Requirement »
Write out, word for word, the stretch of lines beginning at the one with "Write a Python" and ending at the one with "import seaborn as sns", omitting the images.

The records »
══════

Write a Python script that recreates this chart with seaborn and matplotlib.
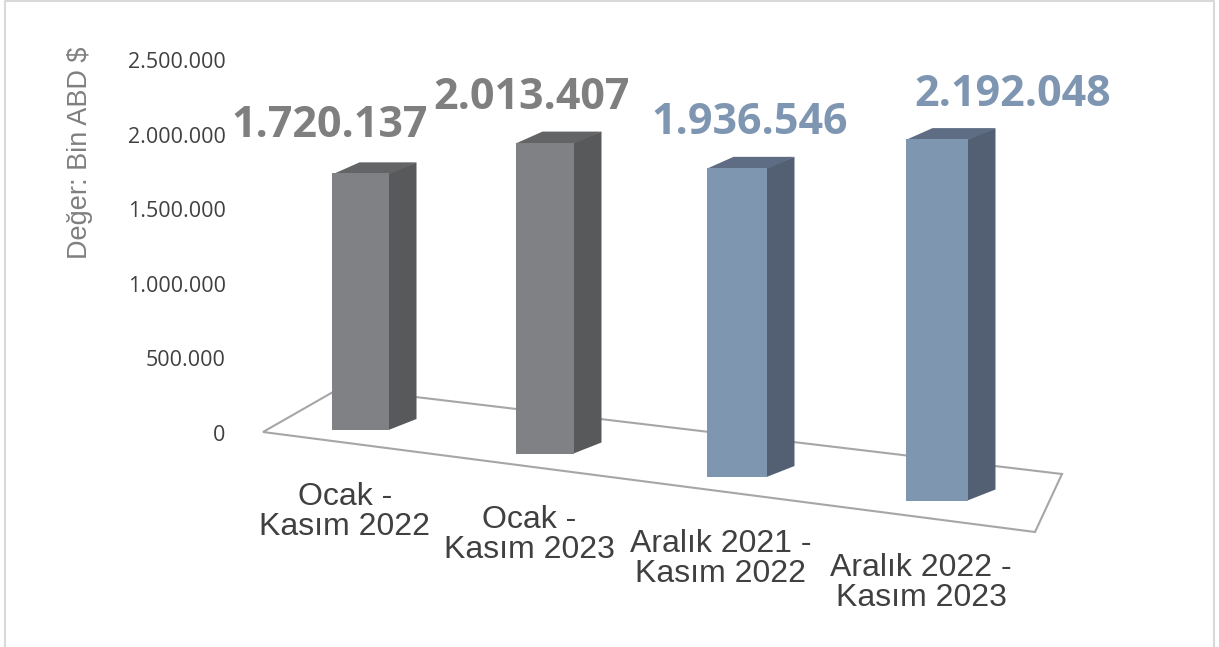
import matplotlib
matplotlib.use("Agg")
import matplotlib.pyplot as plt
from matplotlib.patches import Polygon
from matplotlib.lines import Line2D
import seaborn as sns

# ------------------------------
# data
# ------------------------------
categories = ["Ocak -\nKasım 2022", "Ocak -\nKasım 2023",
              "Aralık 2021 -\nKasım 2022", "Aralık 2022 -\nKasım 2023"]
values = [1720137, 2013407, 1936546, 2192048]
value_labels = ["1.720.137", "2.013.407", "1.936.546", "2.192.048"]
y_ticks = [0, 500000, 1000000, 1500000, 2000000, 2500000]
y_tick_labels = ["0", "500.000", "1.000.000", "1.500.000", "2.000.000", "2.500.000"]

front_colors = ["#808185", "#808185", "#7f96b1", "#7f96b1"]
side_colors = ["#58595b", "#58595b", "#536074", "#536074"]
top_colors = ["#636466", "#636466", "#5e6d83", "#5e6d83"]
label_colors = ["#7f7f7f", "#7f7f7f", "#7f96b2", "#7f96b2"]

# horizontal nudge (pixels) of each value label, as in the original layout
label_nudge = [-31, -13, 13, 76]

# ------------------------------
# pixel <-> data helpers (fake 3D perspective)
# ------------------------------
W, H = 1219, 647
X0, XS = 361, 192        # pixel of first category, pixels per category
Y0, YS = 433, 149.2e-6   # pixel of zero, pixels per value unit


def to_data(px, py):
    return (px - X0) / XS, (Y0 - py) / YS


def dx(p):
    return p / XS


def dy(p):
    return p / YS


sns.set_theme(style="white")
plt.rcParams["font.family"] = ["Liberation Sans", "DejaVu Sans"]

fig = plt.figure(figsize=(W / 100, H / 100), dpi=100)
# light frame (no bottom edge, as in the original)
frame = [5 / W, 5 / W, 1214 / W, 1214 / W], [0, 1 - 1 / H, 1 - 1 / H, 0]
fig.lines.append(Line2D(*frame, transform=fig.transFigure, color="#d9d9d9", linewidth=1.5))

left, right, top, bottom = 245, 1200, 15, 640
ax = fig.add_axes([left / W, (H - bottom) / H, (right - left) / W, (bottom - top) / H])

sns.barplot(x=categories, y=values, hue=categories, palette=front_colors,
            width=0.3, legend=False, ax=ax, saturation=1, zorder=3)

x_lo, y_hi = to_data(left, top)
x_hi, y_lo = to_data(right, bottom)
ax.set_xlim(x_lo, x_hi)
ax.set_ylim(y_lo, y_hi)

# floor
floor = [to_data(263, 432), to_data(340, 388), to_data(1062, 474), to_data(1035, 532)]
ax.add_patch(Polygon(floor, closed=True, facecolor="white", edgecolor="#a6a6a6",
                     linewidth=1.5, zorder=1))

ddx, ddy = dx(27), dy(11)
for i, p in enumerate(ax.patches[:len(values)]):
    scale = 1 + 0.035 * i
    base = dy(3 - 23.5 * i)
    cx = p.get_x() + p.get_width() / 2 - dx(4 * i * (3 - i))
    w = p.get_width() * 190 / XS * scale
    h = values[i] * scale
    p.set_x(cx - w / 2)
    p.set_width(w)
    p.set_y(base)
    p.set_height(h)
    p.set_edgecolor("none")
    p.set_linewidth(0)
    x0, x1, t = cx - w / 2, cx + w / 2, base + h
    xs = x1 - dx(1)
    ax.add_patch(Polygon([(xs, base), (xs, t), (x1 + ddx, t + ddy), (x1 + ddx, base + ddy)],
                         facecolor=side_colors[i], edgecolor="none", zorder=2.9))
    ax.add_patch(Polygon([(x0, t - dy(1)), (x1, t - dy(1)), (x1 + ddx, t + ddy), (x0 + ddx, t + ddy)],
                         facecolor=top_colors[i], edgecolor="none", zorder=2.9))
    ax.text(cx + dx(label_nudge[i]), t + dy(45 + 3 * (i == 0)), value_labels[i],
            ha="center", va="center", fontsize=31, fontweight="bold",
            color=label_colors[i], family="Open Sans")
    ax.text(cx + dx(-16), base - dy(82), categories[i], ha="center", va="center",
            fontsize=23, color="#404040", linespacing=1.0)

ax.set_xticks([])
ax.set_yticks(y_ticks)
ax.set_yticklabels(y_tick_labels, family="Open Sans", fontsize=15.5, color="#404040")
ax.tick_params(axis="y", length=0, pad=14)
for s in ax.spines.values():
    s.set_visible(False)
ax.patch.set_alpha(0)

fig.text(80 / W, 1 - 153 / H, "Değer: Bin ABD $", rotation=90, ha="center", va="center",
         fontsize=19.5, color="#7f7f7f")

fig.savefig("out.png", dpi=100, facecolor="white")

══════

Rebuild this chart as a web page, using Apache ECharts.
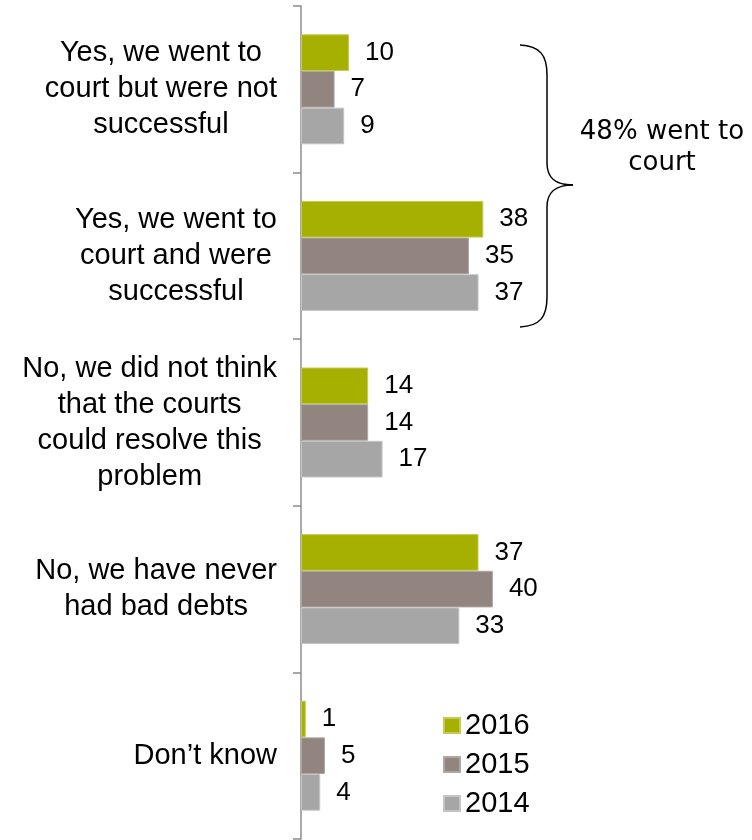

══════

Full response »
Write a Python script that recreates this chart with seaborn and matplotlib.
import matplotlib
matplotlib.use("Agg")
import matplotlib.pyplot as plt
from matplotlib.patches import Polygon
from matplotlib.lines import Line2D
import seaborn as sns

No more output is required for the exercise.